Another reason for hope is the resilience and determination of the Yemeni people themselves. Despite the immense challenges they face, they continue to demonstrate incredible strength and courage in the face of adversity. This spirit of resilience is something that should inspire us all.
What do you expect from the annual meeting of the Grand Bargain?
I hope to see a renewed commitment from all parties involved in the Grand Bargain to work towards more efficient and effective humanitarian assistance. This means finding ways to reduce bureaucracy and unnecessary overheads, as well as improving coordination and communication between different actors. Also, it is necessary to increase the localization of humanitarian aid and start to walk the talk.
All grand bargain signatories (donors, United Nations agencies, international non-governmental organizations) must provide timely, full and transparent funding reporting to local humanitarian actors. Moreover, the timetable for the next phase of the grand bargain with the Sustainable Development Goals needs to be aligned; until 2030 – but with specific and measurable milestones, including gender equality and the empowerment of women and girls.
A renewed commitment to reducing needs and deepening the resource and accountability base on gender equality and the empowerment of women and girls as part of the grand bargain is necessary, als well as adopting a rights-based approach that supports women’s effective participation, voice, and leadership in decisions that affect them in all contexts – under all pillars of the humanitarian, developmental, and peace relationship as a platform for achieving the Sustainable Development Goals, including grand bargain structures.
How can Yemeni NGOs be better involved in humanitarian decisions affecting their country?
There is a need for innovative and fairer partnerships with Yemeni non-governmental organizations (NGOs) as well as support and advocacy for the outputs of the localization initiative launched by more than 60 Yemeni NGOs in 2021. It is important that their efforts to localize and improve response mechanisms in Yemen are supported.
The humanitarian country team should adopt a new policy that improves the working environment and participation of local actors. The members should provide regular updates on performance, humanitarian developments, funding opportunities, coordination mechanisms and relevant data to local actors in order to enhance programming, decision-making and transfer of expertise and knowledge.

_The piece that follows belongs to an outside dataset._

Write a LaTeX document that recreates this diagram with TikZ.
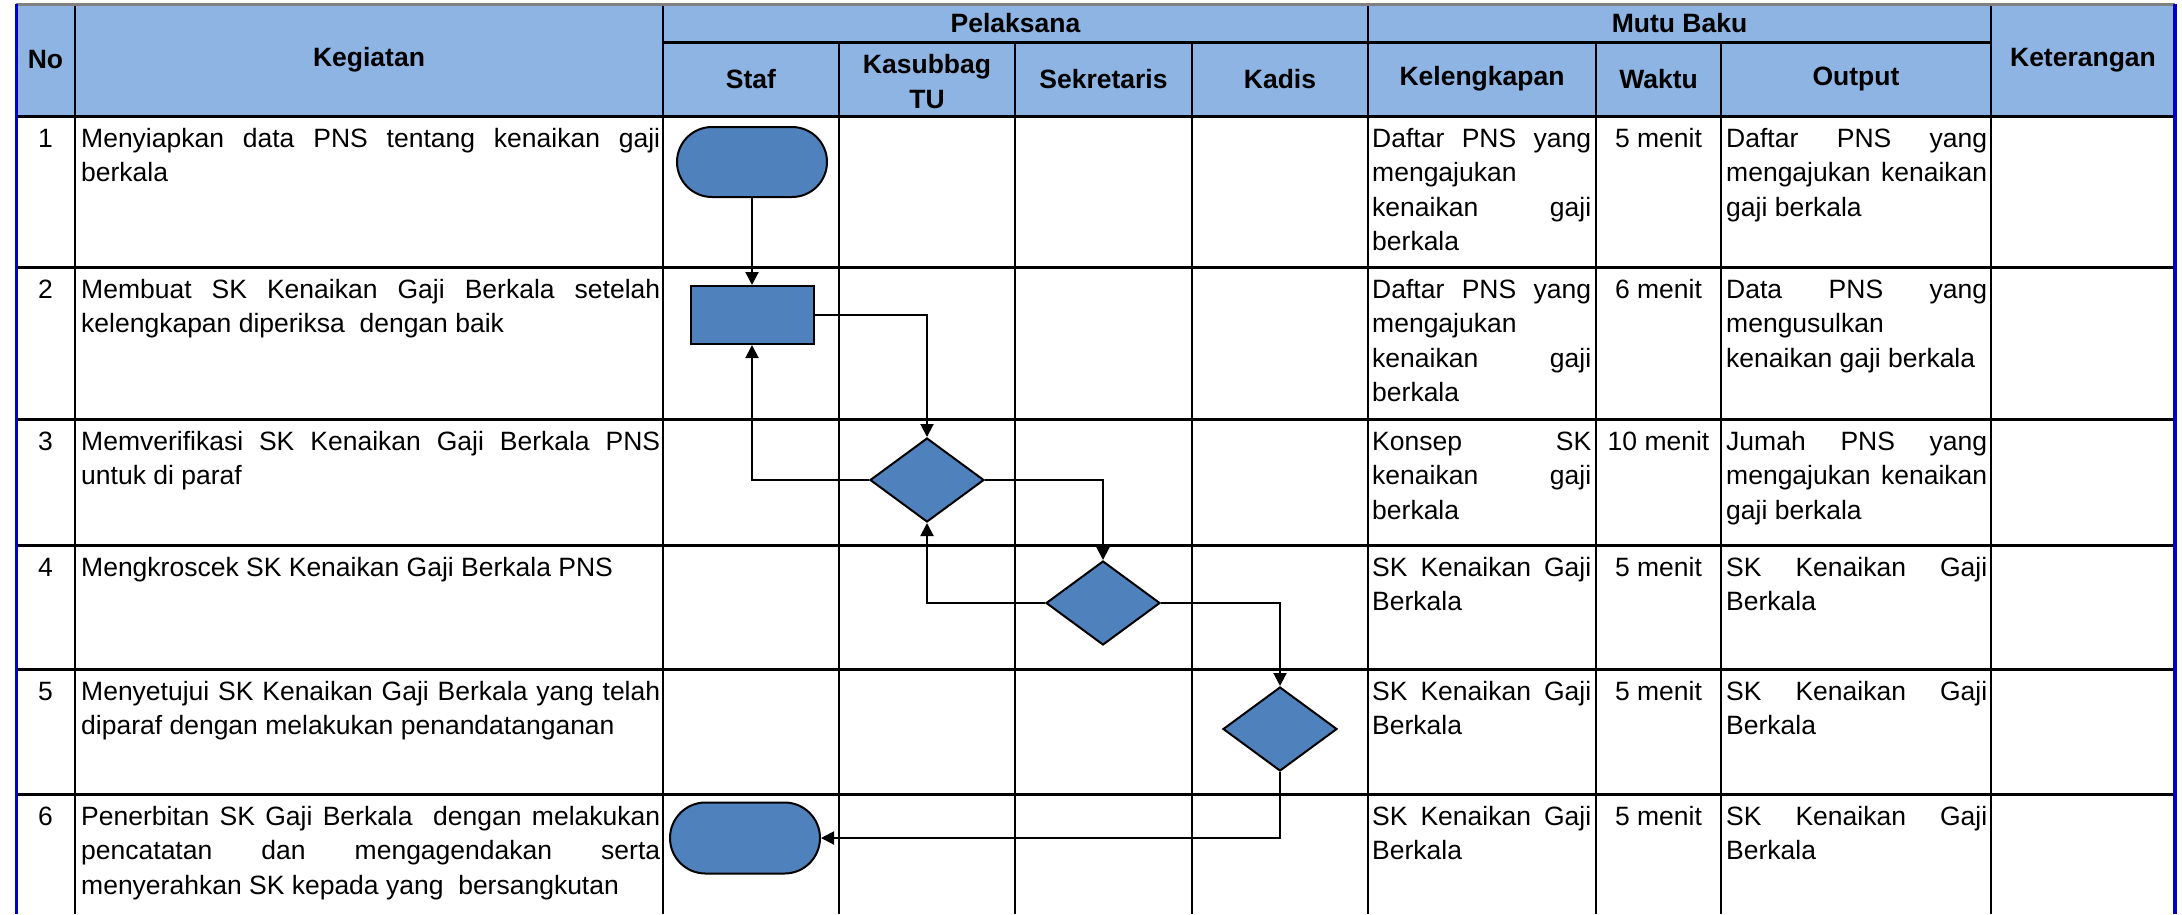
\documentclass[tikz,border=0pt]{standalone}
\usepackage{fontspec}
\setmainfont{Liberation Sans}
\usetikzlibrary{arrows.meta, shapes.misc, shapes.geometric}

\definecolor{hdrblue}{RGB}{141,180,226}
\definecolor{shpblue}{RGB}{79,129,189}
\definecolor{edgeblue}{RGB}{0,0,204}
\tolerance=10000
\hyphenpenalty=10000

\begin{document}
\begin{tikzpicture}[x=1pt, y=-1pt, >={Triangle[length=13pt,width=13pt]}]
\tikzstyle{every node}=[inner sep=0pt, font=\fontsize{26.5}{34.5}\selectfont];
\tikzstyle{hd}=[font=\fontsize{26.5}{35}\selectfont\bfseries, align=center];
\tikzstyle{num}=[anchor=base];
\tikzstyle{kegtxt}=[anchor=base west, align=justify, text width=579pt];
\tikzstyle{keltxt}=[anchor=base west, align=justify, text width=219pt];
\tikzstyle{outtxt}=[anchor=base west, align=justify, text width=261pt];
\tikzstyle{col}=[line width=2.5pt];
\tikzstyle{row}=[line width=3pt];
\tikzstyle{term}=[rounded rectangle, draw, line width=2pt, fill=shpblue, minimum width=150pt, minimum height=70pt];
\tikzstyle{proc}=[rectangle, draw, line width=2pt, fill=shpblue, minimum width=123pt, minimum height=58pt];
\tikzstyle{dec}=[diamond, draw, line width=2pt, fill=shpblue, aspect=1.34, minimum width=114pt, minimum height=84pt];
\tikzstyle{flow}=[->, line width=2pt];

\useasboundingbox (0,0) rectangle (2182,914);
\fill[hdrblue] (16,4) rectangle (2175,116);

% grid
\foreach \x in {75,663,1368,1991} \draw[col] (\x,4) -- (\x,914);
\foreach \x in {839,1015,1192,1596,1721} \draw[col] (\x,42) -- (\x,914);
\foreach \y in {116,267,419,545,669,794} \draw[row] (16,\y) -- (2175,\y);
\draw[row] (663,42) -- (1991,42);
\draw[line width=3pt, gray] (16,4) -- (2175,4);
\draw[line width=3pt, edgeblue] (16,4) -- (16,914);
\draw[line width=3.5pt, edgeblue] (2175,4) -- (2175,914);

% header
\node[hd] (hno) at (45.5,60) {No};
\node[hd] (hkeg) at (369,60) {Kegiatan};
\node[hd] (hpel) at (1015.5,23) {Pelaksana};
\node[hd] (hmutu) at (1679.5,23) {Mutu Baku};
\node[hd] (hket) at (2083,60) {Keterangan};
\node[hd] (hstaf) at (751,79) {Staf};
\node[hd] (hkasub) at (927,81.5) {Kasubbag\\TU};
\node[hd] (hsekr) at (1103.5,79) {Sekretaris};
\node[hd] (hkadis) at (1280,79) {Kadis};
\node[hd] (hkel) at (1482,79) {Kelengkapan};
\node[hd] (hwkt) at (1658.5,79) {Waktu};
\node[hd] (hout) at (1856,79) {Output};

% rows
\node[num] (no1) at (45.5,147) {1};
\node[kegtxt] (keg1) at (81,147) {Menyiapkan data PNS tentang kenaikan gaji\linebreak berkala};
\node[keltxt] (kel1) at (1372,147) {Daftar PNS yang\linebreak mengajukan\linebreak kenaikan gaji\linebreak berkala};
\node[num] (wkt1) at (1658.5,147) {5 menit};
\node[outtxt] (out1) at (1726,147) {Daftar PNS yang\linebreak mengajukan kenaikan\linebreak gaji berkala};

\node[num] (no2) at (45.5,298) {2};
\node[kegtxt] (keg2) at (81,298) {Membuat SK Kenaikan Gaji Berkala setelah\linebreak kelengkapan diperiksa \ dengan baik};
\node[keltxt] (kel2) at (1372,298) {Daftar PNS yang\linebreak mengajukan\linebreak kenaikan gaji\linebreak berkala};
\node[num] (wkt2) at (1658.5,298) {6 menit};
\node[outtxt] (out2) at (1726,298) {Data PNS yang\linebreak mengusulkan\linebreak kenaikan gaji berkala};

\node[num] (no3) at (45.5,450) {3};
\node[kegtxt] (keg3) at (81,450) {Memverifikasi SK Kenaikan Gaji Berkala PNS\linebreak untuk di paraf};
\node[keltxt] (kel3) at (1372,450) {Konsep SK\linebreak kenaikan gaji\linebreak berkala};
\node[num] (wkt3) at (1658.5,450) {10 menit};
\node[outtxt] (out3) at (1726,450) {Jumah PNS yang\linebreak mengajukan kenaikan\linebreak gaji berkala};

\node[num] (no4) at (45.5,576) {4};
\node[kegtxt] (keg4) at (81,576) {Mengkroscek SK Kenaikan Gaji Berkala PNS};
\node[keltxt] (kel4) at (1372,576) {SK Kenaikan Gaji\linebreak Berkala};
\node[num] (wkt4) at (1658.5,576) {5 menit};
\node[outtxt] (out4) at (1726,576) {SK Kenaikan Gaji\linebreak Berkala};

\node[num] (no5) at (45.5,700) {5};
\node[kegtxt] (keg5) at (81,700) {Menyetujui SK Kenaikan Gaji Berkala yang telah\linebreak diparaf dengan melakukan penandatanganan};
\node[keltxt] (kel5) at (1372,700) {SK Kenaikan Gaji\linebreak Berkala};
\node[num] (wkt5) at (1658.5,700) {5 menit};
\node[outtxt] (out5) at (1726,700) {SK Kenaikan Gaji\linebreak Berkala};

\node[num] (no6) at (45.5,825) {6};
\node[kegtxt] (keg6) at (81,825) {Penerbitan SK Gaji Berkala \ dengan melakukan\linebreak pencatatan dan mengagendakan serta\linebreak menyerahkan SK kepada yang \ bersangkutan};
\node[keltxt] (kel6) at (1372,825) {SK Kenaikan Gaji\linebreak Berkala};
\node[num] (wkt6) at (1658.5,825) {5 menit};
\node[outtxt] (out6) at (1726,825) {SK Kenaikan Gaji\linebreak Berkala};

% flow
\node[term] (beg) at (752,162) {};
\node[proc] (act) at (752,315) {};
\node[dec] (chk1) at (927,480) {};
\node[dec] (chk2) at (1103,603) {};
\node[dec] (chk3) at (1280,729) {};
\node[term, minimum height=71pt] (fin) at (745,838) {};

\draw[flow] (beg.south) -- (act.north);
\draw[flow] (act.east) -| (chk1.north);
\draw[flow] (chk1.west) -| (act.south);
\draw[flow] (chk1.east) -| (chk2.north);
\draw[flow] (chk2.west) -| (chk1.south);
\draw[flow] (chk2.east) -| (chk3.north);
\draw[flow] (chk3.south) |- (fin.east);
\end{tikzpicture}
\end{document}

Leadership and a meaningful participation of various local actors are also important factors, as well as the participation of those affected – accountability to them needs to be assured. As an important part of this accountability, the data transparency related to finance needs to be improved.
Jameel Abdo is the CEO of the Yemeni Tamdeen Youth Foundation (TYF). The organization is the secretary for the localization initiative in Yemen and partner of the VENRO network project “Localization in Practice: Walk the Talk“.